High-Flying Career for Executive MBA Instructor

High-Flying Career for Executive MBA Instructor

Lundquist College of Business instructor Ed Warnock leads a double life. When he isn't busy teaching strategy and entrepreneurship to the professionals earning their degrees at the Oregon Executive MBA in Portland, Warnock pursues other lofty goals in his role as CEO of the non-profit Perlan Project.

Each summer, when most Oregonians are enjoying the season's sun and warmth, Warnock heads back into winter, journeying to the southernmost tip of Argentina to watch as the Perlan Project team sends an engineless airplane—a glider—to record-breaking heights above the Andes.

With its carbon fiber glider designed in Bend and manufactured in Redmond, and many of its team members based in the state, the Perlan Project is in many ways a quintessentially Oregonian project. But between its Argentinian launching pad, the support it currently receives from European aerospace corporation Airbus, the scientific research projects it facilitates, and the students all over the world whose lives it touches, it is also a truly international initiative.

The Perlan story starts with another Oregonian, Einar Enevoldson. A NASA test pilot who flew gliders recreationally, Enevoldson recognized that the waves over the wintertime North Pole and South Pole might just be strong enough to power a glider to unheard-of elevations.

Together with businessman adventurer Steve Fossett, Enevoldson tested this theory, eventually breaking the altitude record for gliders by flying the Perlan 1 research glider to 50,722 feet in 2006. To put that in perspective, commercial flights typically fly at an altitude between 31,000 and 38,000 feet. The Perlan 1 glider is now on permanent display at the Seattle Museum of Flight.

Several years after this initial achievement, Warnock joined the project as its CEO. One of his first moves was to recruit an Oregon Executive MBA alumnus—Preston Michie, MBA '00—to help the Perlan Project gain tax-exempt status as a 501 (c)(3) organization.

With an undergraduate degree in chemistry and a background working as a lawyer in the Bonneville Power Administration's Office of General Counsel, Michie was immediately intrigued when Warnock pitched the project.

“I said, 'Okay, I'll do this, but I get to sit on the board and I get to go to Argentina,'" said Michie.

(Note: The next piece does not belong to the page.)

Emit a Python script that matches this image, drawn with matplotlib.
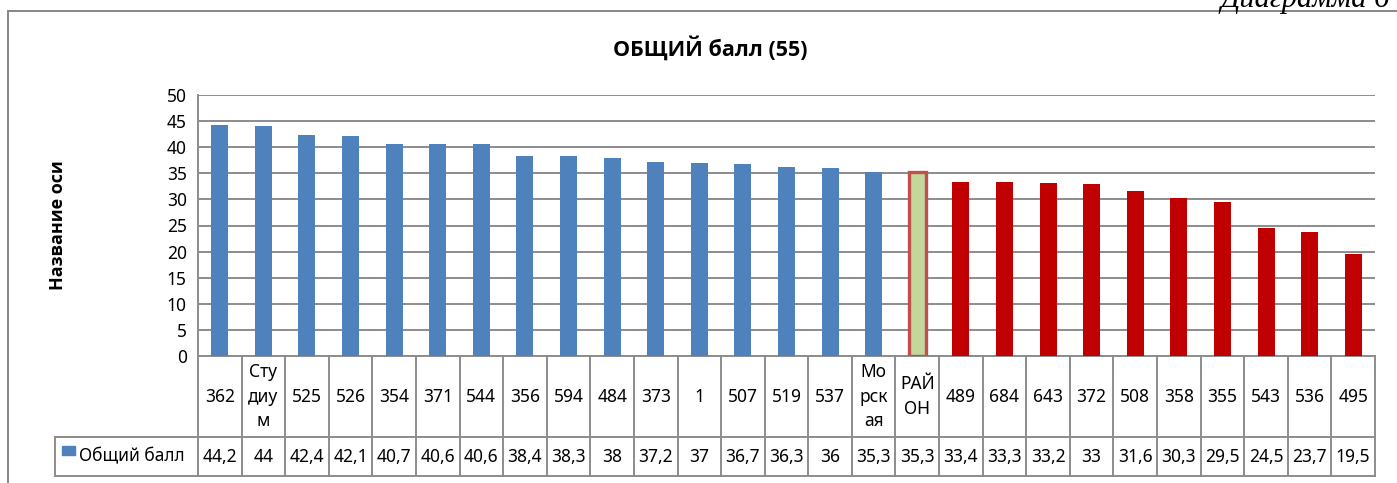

Getting up close and personal with a high-flying glider wasn't anything that Michie expected when he started at the Oregon Executive MBA in 1998, but he has found it to be a highly rewarding part of his professional life.

“That was a pretty special day, to watch that plane—which had been in our imaginations for years—actually fly," said Michie, who now sits on the Perlan Project board and serves as its general counsel.

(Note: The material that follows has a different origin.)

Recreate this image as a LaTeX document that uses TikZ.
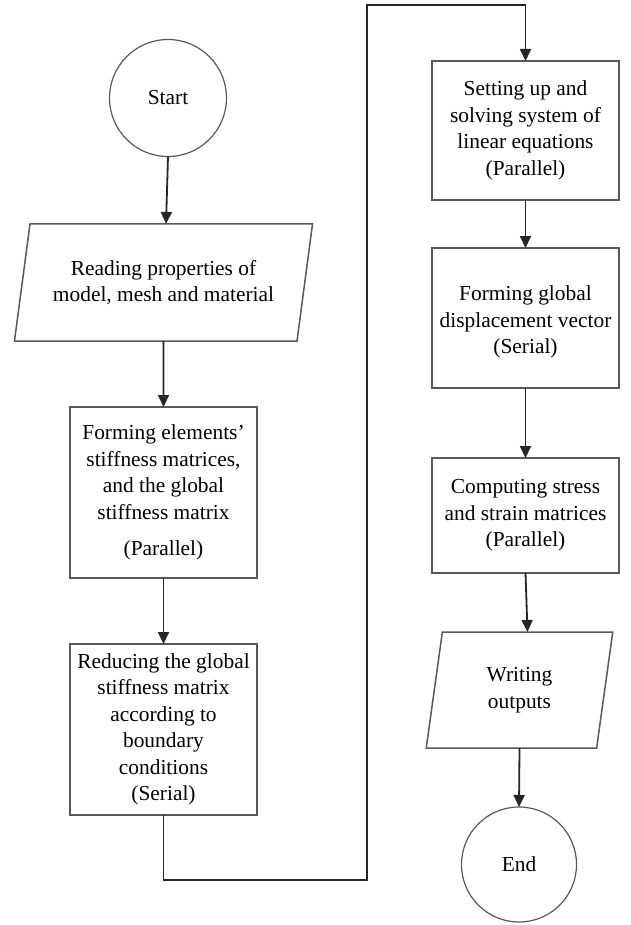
\documentclass[tikz,border=0pt]{standalone}
\usepackage{fontspec}
\setmainfont{Liberation Serif}
\usetikzlibrary{shapes.geometric,arrows.meta,calc}
\begin{document}
\begin{tikzpicture}[x=1pt,y=-1pt,
  every node/.style={font=\fontsize{21.4}{26.5}\selectfont, align=center, text=black, outer sep=0pt},
  proc/.style={draw=black!65, line width=1.5pt, rectangle, minimum width=187pt, inner sep=2pt},
  term/.style={draw=black!65, line width=1.2pt, circle, minimum size=117pt, inner sep=0pt},
  io/.style={draw=black!65, line width=1.5pt, trapezium, trapezium stretches=true},
  arr/.style={draw=black!85, line width=1.8pt, -{Triangle[length=12pt,width=11pt]}}]
\useasboundingbox (0,0) rectangle (630,925);
\node[term] (start) at (168,98) {Start};
\node[io, trapezium left angle=75.6, trapezium right angle=104.4, minimum width=299pt, minimum height=117pt] (p1) at (163.5,282.5) {Reading properties of\\model, mesh and material};
\node[proc, minimum height=171pt] (b1) at (163.5,492.5) {Forming elements’\\stiffness matrices,\\and the global\\stiffness matrix\\[10pt](Parallel)};
\node[proc, minimum height=171pt] (b2) at (163.5,729.5) {Reducing the global\\stiffness matrix\\according to\\boundary\\conditions\\(Serial)};
\node[proc, minimum height=139pt] (b3) at (525.5,130.5) {Setting up and\\solving system of\\linear equations\\(Parallel)};
\node[proc, minimum height=140pt] (b4) at (525.5,318) {\mbox{}\\[-3pt]Forming global\\displacement vector\\(Serial)};
\node[proc, minimum height=115pt] (b5) at (525.5,515.5) {Computing stress\\and strain matrices\\(Parallel)};
\node[io, trapezium left angle=81.7, trapezium right angle=98.3, minimum width=187pt, minimum height=116pt] (p2) at (519.5,690) {Writing\\outputs};
\node[term, minimum size=115pt] (end) at (519,864.5) {End};
\coordinate (c1) at (367,880);
\coordinate (c2) at (367,5);
\draw[arr] (start.south) -- ($(p1.north)+(2.5,0)$);
\draw[arr] (p1.south) -- (b1.north);
\draw[arr] (b1.south) -- (b2.north);
\draw[arr] (b2.south) |- (c1) -- (c2) -| (b3.north);
\draw[arr] (b3.south) -- (b4.north);
\draw[arr] (b4.south) -- (b5.north);
\draw[arr] (b5.south) -- ($(p2.north)+(8,0)$);
\draw[arr] (p2.south) -- (end.north);
\end{tikzpicture}
\end{document}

Because the Perlan glider can reach the highest altitudes without producing any emissions, it is the perfect vehicle for studying climate change and measuring ozone depletion, among other topics. The team provides the data it collects to scientists all over the world.

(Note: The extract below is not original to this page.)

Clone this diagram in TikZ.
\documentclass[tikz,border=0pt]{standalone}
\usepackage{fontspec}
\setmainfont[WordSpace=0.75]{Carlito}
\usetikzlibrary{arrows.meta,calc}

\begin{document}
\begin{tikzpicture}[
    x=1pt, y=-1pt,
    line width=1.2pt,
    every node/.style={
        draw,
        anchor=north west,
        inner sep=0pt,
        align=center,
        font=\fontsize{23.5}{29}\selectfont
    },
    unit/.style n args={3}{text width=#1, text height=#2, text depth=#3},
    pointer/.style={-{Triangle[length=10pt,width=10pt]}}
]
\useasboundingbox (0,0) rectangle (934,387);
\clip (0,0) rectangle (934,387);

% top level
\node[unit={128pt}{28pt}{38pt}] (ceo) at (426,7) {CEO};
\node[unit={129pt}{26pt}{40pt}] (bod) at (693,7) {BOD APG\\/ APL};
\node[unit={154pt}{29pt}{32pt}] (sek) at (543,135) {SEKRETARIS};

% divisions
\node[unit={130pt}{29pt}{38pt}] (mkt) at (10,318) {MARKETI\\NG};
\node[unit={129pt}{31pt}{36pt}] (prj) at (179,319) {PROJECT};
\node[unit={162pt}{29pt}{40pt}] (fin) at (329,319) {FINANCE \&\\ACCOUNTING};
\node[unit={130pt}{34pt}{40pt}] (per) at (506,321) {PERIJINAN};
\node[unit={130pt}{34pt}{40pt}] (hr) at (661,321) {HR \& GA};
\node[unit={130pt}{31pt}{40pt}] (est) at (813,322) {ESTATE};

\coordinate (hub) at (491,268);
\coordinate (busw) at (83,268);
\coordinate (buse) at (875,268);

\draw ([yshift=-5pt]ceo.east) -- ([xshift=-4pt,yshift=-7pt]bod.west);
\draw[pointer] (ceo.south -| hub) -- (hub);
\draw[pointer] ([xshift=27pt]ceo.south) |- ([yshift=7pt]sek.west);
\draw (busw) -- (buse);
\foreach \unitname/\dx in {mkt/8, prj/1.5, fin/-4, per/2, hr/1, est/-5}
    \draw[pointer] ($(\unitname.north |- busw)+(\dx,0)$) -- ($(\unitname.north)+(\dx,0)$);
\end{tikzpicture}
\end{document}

Team Perlan makes a point of paying it forward to the next generation. Team members visit classrooms to describe the project's work. They also partner with universities and high schools around the United States and the world.

“We try to get students excited about exploration, excited about science, and excited about the planet they live on," said Warnock.

Although not terribly well known in Oregon, the project has achieved multiple recognitions in aviation circles. In 2018, Britain's Royal Aeronautical Society awarded a bronze medal to the Perlan team for exploring high-altitude aerodynamics and performing research in near space.

2018 was also the year that the Perlan 2 glider broke another record, achieving the world's highest subsonic human flight in a winged aircraft by soaring to 76,124 feet above sea level.

What's next for the high-flying glider and the team behind it? Nothing less than breaking the altitude record of 85,000 feet above sea level set by the SR-71 Blackbird.

“I have to admit we grin from ear to ear when we think we're going to knock the SR-71 of its altitude perch—but we want to do it with no engine at all, through an organization run by a bunch of volunteers," said Warnock.